Home > Journals > WMLR > Vol. 67 (2025-2026) > Iss. 4 (2026)
William & Mary Law Review
Abstract
Although the U.S. Constitution is widely described as lacking enforceable social rights, a recent line of cases from the Ninth Circuit recognizes a limited right to shelter. Relying on the Eighth Amendment, the Ninth Circuit held that individuals who lack access to shelter have a limited right to stay on public land with their belongings. The Supreme Court reversed in 2024, portraying the Ninth Circuit’s approach as an anomalous departure from accepted constitutional norms.

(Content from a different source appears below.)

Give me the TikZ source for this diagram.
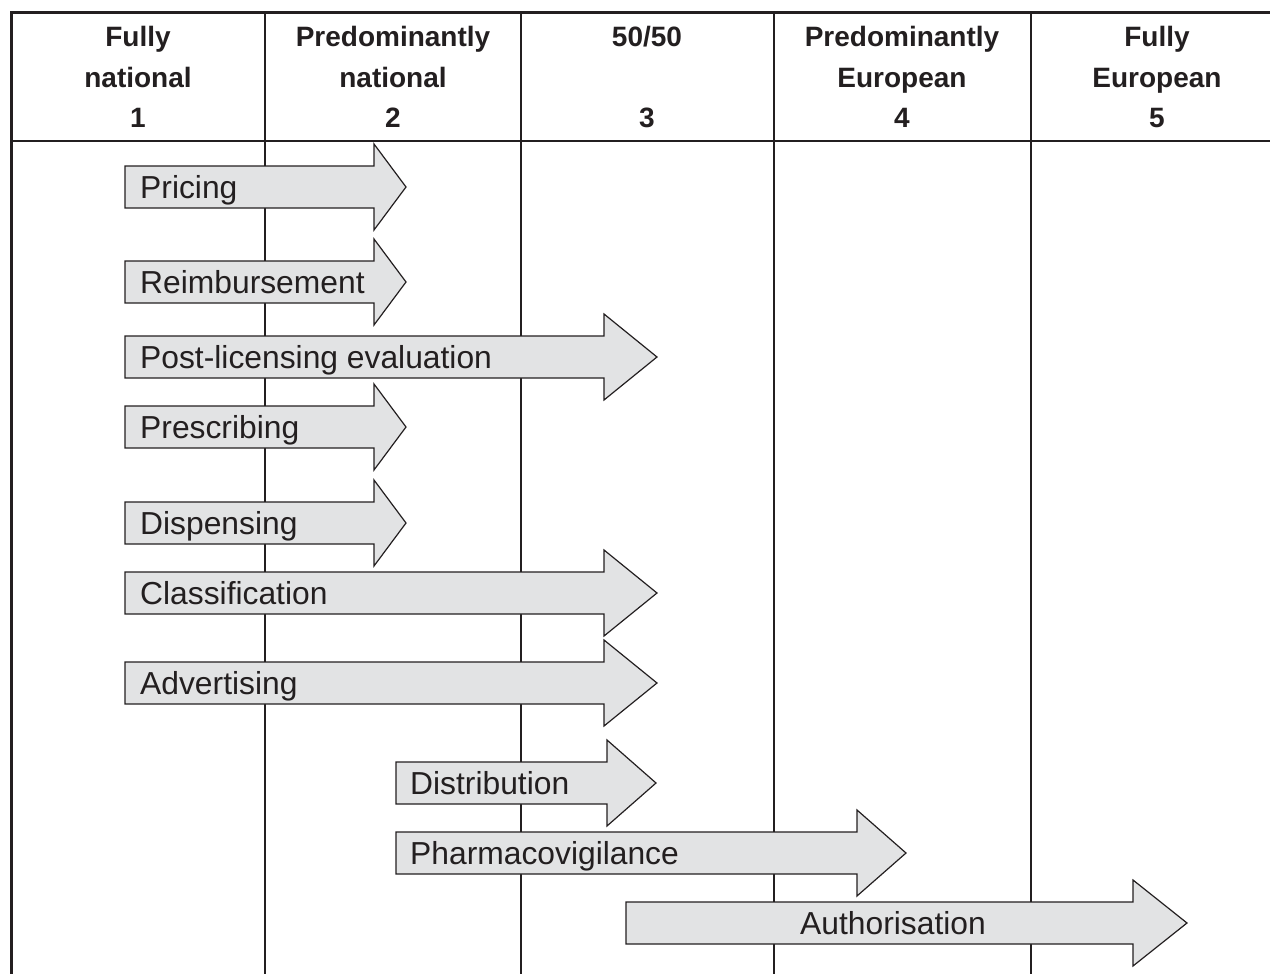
\documentclass[tikz,border=0pt]{standalone}
\usepackage{fontspec}
\setmainfont{Liberation Sans}
\definecolor{ink}{HTML}{231F20}
\definecolor{afill}{HTML}{E2E3E4}
\newcommand\harrow[7]{%
  \path[arr] (#2,#5-21) -- (#3,#5-21) -- (#3,#5-43) -- (#4,#5) -- (#3,#5+43) -- (#3,#5+21) -- (#2,#5+21) -- cycle;
  \node[lbl] (#1) at (#6,#5+11) {#7};}
\begin{document}
\begin{tikzpicture}[x=1pt,y=-1pt,
  frame/.style={draw=ink, line width=3pt},
  gridline/.style={draw=ink, line width=1.6pt},
  arr/.style={draw=ink, fill=afill, line width=1.2pt, line join=miter},
  hdr/.style={font=\fontsize{28}{34}\selectfont\bfseries, text=ink, inner sep=0pt, anchor=base},
  lbl/.style={font=\fontsize{31.8}{36}\selectfont, text=ink, inner sep=0pt, anchor=base west}]
\useasboundingbox (0,0) rectangle (1270,974);
% table frame
\draw[gridline] (11,141) -- (1280,141);
\foreach \x in {265,521,774,1031} \draw[gridline] (\x,13) -- (\x,980);
\draw[frame] (11,980) -- (11,13) -- (1280,13);
% header
\node[hdr] (h1a) at (138,47) {Fully};
\node[hdr] (h1b) at (138,88) {national};
\node[hdr] (h1c) at (138,128) {1};
\node[hdr] (h2a) at (393,47) {Predominantly};
\node[hdr] (h2b) at (393,88) {national};
\node[hdr] (h2c) at (393,128) {2};
\node[hdr] (h3a) at (647,47) {50/50};
\node[hdr] (h3c) at (647,128) {3};
\node[hdr] (h4a) at (902,47) {Predominantly};
\node[hdr] (h4b) at (902,88) {European};
\node[hdr] (h4c) at (902,128) {4};
\node[hdr] (h5a) at (1157,47) {Fully};
\node[hdr] (h5b) at (1157,88) {European};
\node[hdr] (h5c) at (1157,128) {5};
% arrows
\harrow{pricing}{125}{374}{406}{187}{140}{Pricing}
\harrow{reimb}{125}{374}{406}{282}{140}{Reimbursement}
\harrow{postlic}{125}{604}{657}{357}{140}{Post-licensing evaluation}
\harrow{prescr}{125}{374}{406}{427}{140}{Prescribing}
\harrow{disp}{125}{374}{406}{523}{140}{Dispensing}
\harrow{classif}{125}{604}{657}{593}{140}{Classification}
\harrow{advert}{125}{604}{657}{683}{140}{Advertising}
\harrow{distr}{396}{607}{656}{783}{410}{Distribution}
\harrow{pharma}{396}{857}{906}{853}{410}{Pharmacovigilance}
\path[arr] (626,902) -- (1133,902) -- (1133,880) -- (1187,923) -- (1133,966) -- (1133,944) -- (626,944) -- cycle;
\node[lbl, anchor=base] (author) at (893,934) {Authorisation};
\end{tikzpicture}
\end{document}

This Article argues that the Ninth Circuit’s decisions were not an aberration but instead exemplify a longstanding and globally common mode of social-rights adjudication. The common assumption that social rights require courts to mandate affirmative provision of goods obscures a second, equally significant form of enforcement: judicial restraints on state action that would deprive people of the basic means of subsistence. Comparative constitutional practice shows that even when constitutions contain explicit social rights guarantees, courts frequently enforce them through negative and procedural protections—invalidating harmful policies or requiring processes that safeguard essential needs—rather than through sweeping commands to provide services. These interventions often arise not from expressly labeled social rights clauses but from civil and political rights, such as due process, property, and prohibitions on cruel treatment.
Viewed through this lens, U.S. constitutional law has long contained a form of social-rights jurisprudence, particularly in cases involving the very poor. The Ninth Circuit’s homelessness rulings fit this pattern: They deploy established constitutional norms to prevent the state from imposing penalties that undermine basic survival. Rather than a brief and anomalous experiment, Martin v. City of Boise and Johnson v. City of Grants Pass illustrate a broader practice of enforcing subsistence rights through limits on governmental power.